If there was not such a fertile field of subliminal hate in the hearts and minds of people on both sides, television channels wouldn’t have been able to harvest it for TRPs. If one does a sentiment analysis of social media platforms whenever anything on the India-Pakistan paradigm crops up, all that one hears are expletive-laden posts and vile pictorial depictions. It begs the obvious query: If all was well between the people of India and Pakistan, then why are all these parameters negative? It therefore means that while they may be civil to each other socially, deep down the animosity runs as strong as the antipathy between the two establishments. Is there a need to transform this narrative or allow the discourse of hate and antipathy run its natural course? South Asia, the world’s most populous region, is hostage to this India-Pakistan rivalry, but it is important to ensure that those living on opposite sides of the border/LoC see each other as real people in flesh and blood.

There may be many myths about the pappi-jhappi (hugs and kisses) revelry between the two people, but the fact is that only a minuscule number of India’s 1.2 billion population have actually seen or met a Pakistani. The converse is also true. There’s an urgent need to humanise each other for each other. This can only happen if travel restrictions are eased. The ones that we fear don’t apply for visas to cross over — they come with weapons in boats or over mountains. The ones we stop by making getting visas difficult end up becoming their core constituency. In the absence of an alternative narrative and a chance to size each other up, they become natural fodder for the purveyors of the hate propaganda.

In Europe, after the Second World War, young people could travel the length and breadth of the continent with just one rail pass. This was part of a well-conceived plan to whittle down the hatred that had consumed millions. Can a young person in South Asia with a single ticket backpack across the region? The answer is “no”. It would not take rocket science to turn it into a “yes”. Why can’t we have joint concerts with both Indian and Pakistani artistes at Wagah and other border crossings at least twice a year, telecast live across both nations? Surely if we can have military ceremonies daily, we can have music on two days to demonstrate our shared syncretic cultural heritage.

It’s strange that while you can read every Pakistani newspaper and see every TV channel on the Internet, they are proscribed in India. The converse is true in Pakistan too, though many Indian channels are available over a DTH platform. While rabid ones should not get downlinking permission, the question is how successful has the government been in controlling their illegal proliferation. Similarly, why hasn’t any entertainment channel thought about a Masterchef India-Pakistan or South Asia, or a street food face-off that brings out the region’s culinary diversity into the homes of ordinary people? Why is the hunt for young music sensations limited to within their respective countries?
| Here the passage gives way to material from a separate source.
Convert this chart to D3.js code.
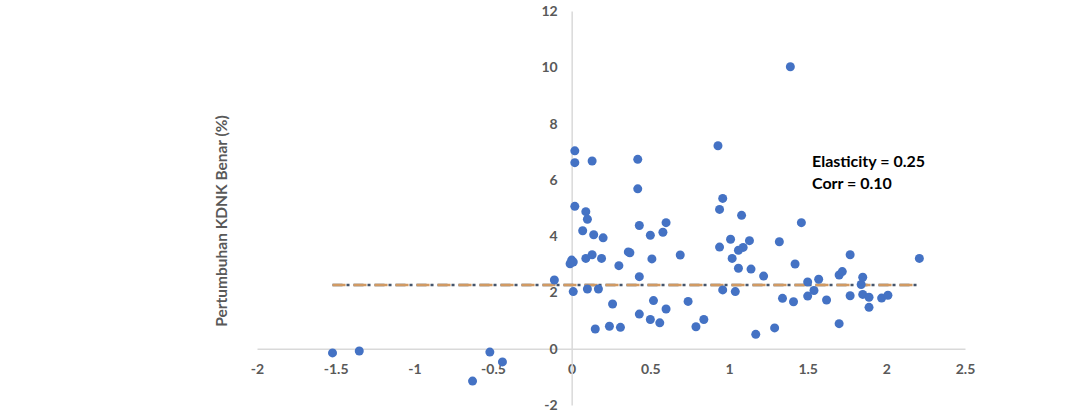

Why can’t we have a South Asian version of the Eurovision song contest? While these may not lead to any solution of the so-called “core issues” between the two countries, these are really premised on the classical Westphalian concept of a nation state, a construct based on borders and geographical boundaries between nations, which the Internet is making almost irrelevant with virtual universes like FB Nation and Twitter lands in play. What these initiatives might do is perhaps mitigate the bitterness we have internalised. It would make the resolution of geographical questions more palatable as these would ultimately involve some give and take if they don’t become simply redundant. It is important to get the acoustics right and achieve “real peace” in our times. Not, of course, one of the Chamberlain variety!